Ten years ago, nobody was talking about churches and brands (or at least, nobody I knew). But that didn’t mean churches didn’t have brands, or that branding didn’t exist. It simply meant we didn’t have words to explain branding and why it mattered in the same way we do now.
Now, everybody is talking about churches and branding, and there are plenty of mixed feelings on the subject. Some say we shouldn’t have to “market God” while others explain that it’s not marketing God so much as it is doing our due diligence to make sure the love of Jesus is properly represented in our communities.
My take on the argument is this: It’s our responsibility to make sure our “brand” doesn’t get in the way of reaching others with God’s love and truth.
All churches have brands.
This is where we have to start in this conversation because some churches would argue that they don’t have a brand. And, if we were to use the old definition of a brand (a logo, design or wrapper) they might be right. But a “brand” as I would define it is simply the experience someone has of your church.
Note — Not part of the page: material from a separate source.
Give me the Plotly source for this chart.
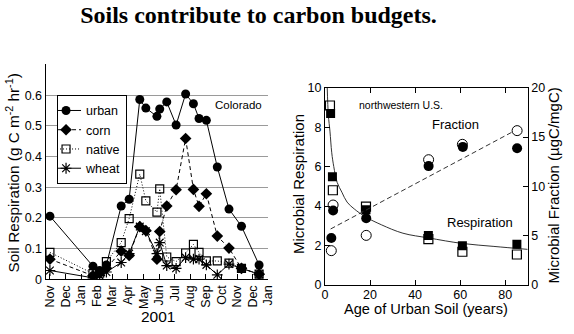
import plotly.graph_objects as go

# ---------------- Left panel data (Colorado) ----------------
month_labels = ["Nov", "Dec", "Jan", "Feb", "Mar", "Apr", "May", "Jun", "Jul",
                "Aug", "Sep", "Oct", "Nov", "Dec", "Jan"]
month_ticks = list(range(len(month_labels)))  # months since Nov 2000

sample_months = [0, 2.76, 3.19, 3.62, 4.57, 5.08, 5.76, 6.15, 6.86, 7.04, 7.49,
                 8.09, 8.70, 9.20, 9.56, 10.03, 10.73, 11.48, 12.28, 13.41]
urban = [0.206, 0.043, 0.029, 0.047, 0.239, 0.261, 0.586, 0.558, 0.531, 0.555, 0.578,
         0.503, 0.604, 0.572, 0.524, 0.518, 0.366, 0.229, 0.173, 0.047]
corn = [0.066, 0.012, 0.020, 0.036, 0.092, 0.078, 0.172, 0.159, 0.066, 0.156, 0.239,
        0.292, 0.459, 0.293, 0.238, 0.279, 0.141, 0.102, 0.036, 0.017]
native = [0.088, 0.019, 0.020, 0.058, 0.120, 0.198, 0.343, 0.256, 0.219, 0.295, 0.073,
          0.058, 0.086, 0.114, 0.088, 0.060, 0.060, 0.053, 0.036, 0.017]
wheat = [0.029, 0.005, 0.012, 0.024, 0.055, 0.084, 0.172, 0.157, 0.084, 0.120, 0.045,
         0.036, 0.071, 0.066, 0.066, 0.047, 0.015, 0.050, 0.036, 0.017]
left_yticks = [0, 0.1, 0.2, 0.3, 0.4, 0.5, 0.6]
left_yticktext = ["0", "0.1", "0.2", "0.3", "0.4", "0.5", "0.6"]

# ---------------- Right panel data (northwestern U.S.) ----------------
resp_filled_age = [2.5, 3.3, 18.2, 45.9, 61.0, 85.2]
resp_filled = [8.7, 5.48, 3.81, 2.50, 1.99, 2.06]
resp_open_age = [2.2, 3.5, 18.2, 45.9, 61.0, 85.2]
resp_open = [9.1, 4.80, 3.97, 2.32, 1.68, 1.54]
frac_filled_age = [2.8, 3.6, 18.3, 46.0, 61.2, 85.3]
frac_filled = [4.76, 7.55, 6.75, 12.05, 14.0, 13.87]
frac_open_age = [2.8, 3.6, 18.3, 46.0, 61.0, 85.3]
frac_open = [3.47, 8.10, 5.02, 12.7, 14.26, 15.65]
# fitted curves
resp_fit_age = [1.0, 1.5, 2.2, 3.0, 3.9, 5.4, 7.5, 9.8, 13, 18, 25, 34.6, 46, 61, 75, 90]
resp_fit = [10.0, 8.6, 7.8, 6.7, 6.0, 5.2, 4.7, 4.2, 3.85, 3.45, 3.05, 2.62, 2.38, 2.1, 1.95, 1.8]
frac_fit_age = [2.5, 82.9]
frac_fit = [5.67, 15.48]

SANS = "Liberation Sans, Arial, Helvetica, sans-serif"
BLACK = "black"

fig = go.Figure()

# Left panel traces
fig.add_trace(go.Scatter(x=sample_months, y=urban, name="urban", mode="lines+markers",
                         line=dict(color=BLACK, width=1),
                         marker=dict(symbol="circle", size=9, color=BLACK),
                         xaxis="x", yaxis="y"))
fig.add_trace(go.Scatter(x=sample_months, y=corn, name="corn", mode="lines+markers",
                         line=dict(color=BLACK, width=1, dash="4px,3px"),
                         marker=dict(symbol="diamond", size=9, color=BLACK),
                         xaxis="x", yaxis="y"))
fig.add_trace(go.Scatter(x=sample_months, y=native, name="native", mode="lines+markers",
                         line=dict(color=BLACK, width=1, dash="1px,2px"),
                         marker=dict(symbol="square-open", size=8, color=BLACK,
                                     line=dict(width=1.2, color=BLACK)),
                         xaxis="x", yaxis="y"))
fig.add_trace(go.Scatter(x=sample_months, y=wheat, name="wheat", mode="lines+markers",
                         line=dict(color=BLACK, width=1),
                         marker=dict(symbol="asterisk-open", size=9, color=BLACK,
                                     line=dict(width=1.2, color=BLACK)),
                         xaxis="x", yaxis="y"))

# Right panel traces
fig.add_trace(go.Scatter(x=resp_fit_age, y=resp_fit, mode="lines", showlegend=False,
                         line=dict(color="#333", width=1, shape="spline"),
                         xaxis="x2", yaxis="y2"))
fig.add_trace(go.Scatter(x=frac_fit_age, y=frac_fit, mode="lines", showlegend=False,
                         line=dict(color="#333", width=1, dash="5px,3px"),
                         xaxis="x2", yaxis="y3"))
fig.add_trace(go.Scatter(x=resp_filled_age, y=resp_filled, mode="markers", showlegend=False,
                         marker=dict(symbol="square", size=9, color=BLACK),
                         xaxis="x2", yaxis="y2"))
fig.add_trace(go.Scatter(x=resp_open_age, y=resp_open, mode="markers", showlegend=False,
                         marker=dict(symbol="square-open", size=9, color=BLACK,
                                     line=dict(width=1.2, color=BLACK)),
                         xaxis="x2", yaxis="y2"))
fig.add_trace(go.Scatter(x=frac_filled_age, y=frac_filled, mode="markers", showlegend=False,
                         marker=dict(symbol="circle", size=10, color=BLACK),
                         xaxis="x2", yaxis="y3"))
fig.add_trace(go.Scatter(x=frac_open_age, y=frac_open, mode="markers", showlegend=False,
                         marker=dict(symbol="circle-open", size=10, color=BLACK,
                                     line=dict(width=1, color=BLACK)),
                         xaxis="x2", yaxis="y3"))

W, H = 574, 334
def px(x):
    return x / W
def py(y):
    return 1 - y / H

axis_common = dict(showline=True, linecolor=BLACK, linewidth=1, zeroline=False,
                   tickfont=dict(family=SANS, size=12.5, color=BLACK), tickcolor=BLACK)

fig.update_layout(
    width=W, height=H,
    margin=dict(l=0, r=0, t=0, b=0),
    paper_bgcolor="white", plot_bgcolor="white",
    font=dict(family=SANS, color=BLACK),
    title=dict(text="<b>Soils contribute to carbon budgets.</b>",
               font=dict(family="Liberation Serif, Times New Roman, serif", size=24, color=BLACK),
               x=px(258.5), xanchor="center", y=py(15), yanchor="middle"),
    showlegend=True,
    legend=dict(x=px(55), y=py(91.7), xanchor="left", yanchor="top",
                bgcolor="white", bordercolor=BLACK, borderwidth=1,
                font=dict(family=SANS, size=12.5, color=BLACK),
                itemwidth=30, tracegroupgap=0, indentation=-12),
    xaxis=dict(domain=[px(43.3), px(270)], range=[-0.28, 14.0],
               tickvals=month_ticks, ticktext=month_labels, tickangle=-90,
               ticks="inside", ticklen=5, showgrid=False, anchor="y", **axis_common),
    yaxis=dict(domain=[py(284.3), py(60)], range=[0, 0.7],
               tickvals=left_yticks, ticktext=left_yticktext,
               ticks="", showgrid=True, gridcolor="#9a9a9a", gridwidth=1,
               anchor="x", **axis_common),
    xaxis2=dict(domain=[px(327.7), px(534)], range=[0, 90],
                tickvals=[0, 20, 40, 60, 80], ticks="inside", ticklen=5,
                ticklabelstandoff=-2,
                mirror="ticks", showgrid=False, anchor="y2", **axis_common),
    yaxis2=dict(domain=[py(290), py(84.3)], range=[0, 10],
                tickvals=[0, 2, 4, 6, 8, 10], ticks="inside", ticklen=5,
                showgrid=False, anchor="x2", **axis_common),
    yaxis3=dict(domain=[py(290), py(84.3)], range=[0, 20], overlaying="y2", side="right",
                tickvals=[0, 5, 10, 15, 20], ticks="inside", ticklen=5,
                showgrid=False, anchor="x2", **axis_common),
)

def note(text, x, y, size, angle=0):
    fig.add_annotation(text=text, x=px(x), y=py(y), xref="paper", yref="paper",
                       xanchor="center", yanchor="middle", showarrow=False,
                       textangle=angle, borderpad=0,
                       font=dict(family=SANS, size=size, color=BLACK))

note("Soil Respiration (g C m<sup>-2</sup> hr<sup>-1</sup>)", 10, 173, 15.3, -90)
note("2001", 157.5, 323, 15.5)
note("Colorado", 239.3, 102.7, 11.5)
note("Microbial Respiration", 300, 185, 15, -90)
note("Microbial Fraction (µgC/mgC)", 560, 186, 15, -90)
note("Age of Urban Soil (years)", 430.5, 315, 14.6)
note("northwestern U.S.", 404.7, 102.7, 10.5)
note("Fraction", 461, 122.7, 13)
note("Respiration", 485, 225, 13)

fig.write_html("out.html")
So, in other words, if someone who regularly attends your church were to tell their friends about it, honestly, what would they say?
Would they say, “Eh. It’s pretty boring, but my wife makes me go”?
Would they say, “I always feel welcomed, from the minute I walk in the door”?
Would they say, “I tried to go once, but I couldn’t find it”?
This is your brand, and this is why all churches have a brand. All churches are providing experiences for those who visit or try to visit.
And this is why some churches need a brand adjustment.
By brand adjustment, I don’t mean a new logo or fancier slides for your sermons, or a more expensive printout. I simply mean that most churches need to be continually working to provide a better experience for those who are involved in their church, and for those who could potentially be involved in their church.
Most churches need to do a better job of reflecting Jesus’ love and grace in the experiences they’re curating.
I might even venture to say all churches need to do this.
And because I believe this is the case, I would say: Most (if not all) churches need continual brand-adjustment.
What can you do to adjust your brand?
In order to know how your brand needs adjusting, you have to put yourself in the position of the “user”. This is hard, because you’re not the user. More than likely (if you’re reading this blog) you’re a pastor, a planner, or a behind-the-scenes person. But to really get a handle on your brand, you have to put yourself in someone else’s shoes.
I know a young woman who used to work for a large coffee chain, and she told me they used to do something called a “go-see”. A “go-see” was when you, as the barista, would go to the front of the store and try to look at it through the customer’s eyes.
When you looked at it this way, you would see more ways you could improve customer experience.
Have you done something like this at your church lately?
What did you see?
If you were new to your church, what would you notice? Would you be able to find your way in from the parking lot to the front of the building? Would someone greet you at the door and say hello? Would you know where and how to drop your children off for class or in the nursery? Would you feel safe leaving them there?
Would you feel welcomed by the pastor and the sermon? If you don’t know the answer to these questions, or the answer is no, you might need a brand adjustment.
The good news is, you’re not alone.
Like I said above, most churches, if not all of them, need brand-adjustments. We’re all trying to live up to the experiences we’ve been called to create and curate, experiences that, we all pray, will draw others toward Jesus.